CUNYTuesday is about more than the money

Giving can be the best gift of all.
Taken from last year’s #CUNYTuesday Campaign.

Sometimes giving back is the best gift of all. At least, that is what the college is hoping as they seek to break a donation record during the #CUNYTuesday fundraising campaign next month.

#CUNYTuesday, the local spin on the nationwide movement of Giving Tuesday, marked as the Tuesday after Thanksgiving, is a university-wide event with the goal of raising $1 million. It is an important time for Hunter fundraising efforts, since each CUNY school will get to keep the money it raises.

Most contributions come from alumni, but also from staff, faculty, current students and their parents.

“I dropped $100 toward Giving Tuesday, and I was so proud to give it back because my scholarship was alumni funded,” said Sasha Fountain, class of 2014, who donated last year.

That was the first time Fountain was financially stable enough to donate more than the symbolic $20.14 to her alma matter, and being able to make a real donation meant a lot.

“I was bawling,” she said.

In order to get the word out about the fundraiser, directors from participating CUNY schools meet up a few times to share strategies and ideas. Then they part ways to see who can raise the most money.

“We’ve kind of made it a healthy competition,” said Charlene Culler, director of annual giving for the college.

There are two challenges: one is to see which school can reach the highest dollar amount, and the other is for the number of donors. Colleges are allowed to decide if they want donors to give to specific programs or general funds.

“At Hunter, we leave it open,” said Culler. “We do encourage gifts to the Annual Fund, which is the general fund that the foundation itself pools money into.” This gives the school the opportunity to direct the funds to where they are most needed.

Culler estimates that last year’s campaign raised a total of $100,000 for the Hunter Annual Fund. The fund’s total reserve stood at $825,000 by the end of the fiscal year.

Last year Hunter led all of CUNY in both challenge categories, with more than 330 donors contributing (a 10 percent increase from 2016). This year Hunter is hoping to reach 500 donors for the school, in addition to contributing to the CUNY goal.

The 2018 campaign will be mainly conducted by email and is expected to launch on Nov. 1. “That’s our strategy — to start early,” said Culler. Organizers will also hold some kickoff rally events to garner interest in the fundraiser and help spread the word.

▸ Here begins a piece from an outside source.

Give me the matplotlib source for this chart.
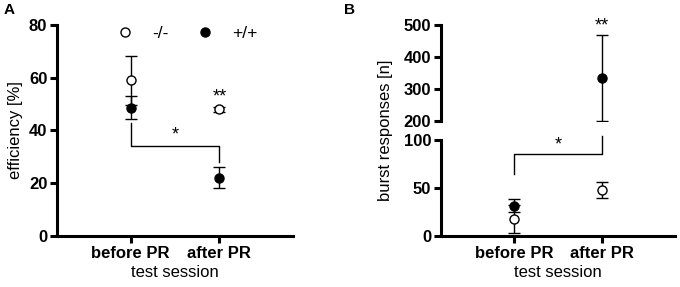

Last year Hunter partnered with the Senior Class Legacy Committee, a group mainly comprised of alumni volunteers who help with fundraising for graduating seniors. Organizers also reach out to athletes and honors cohorts to find student leaders who are willing to get the word out.

The college will accept donations for the whole month, until the website closes on Nov. 27. As for Fountain, she is hoping to make an even larger contribution to the Hunter campaign in 2018. “I’m so excited and so proud to do it,” she said.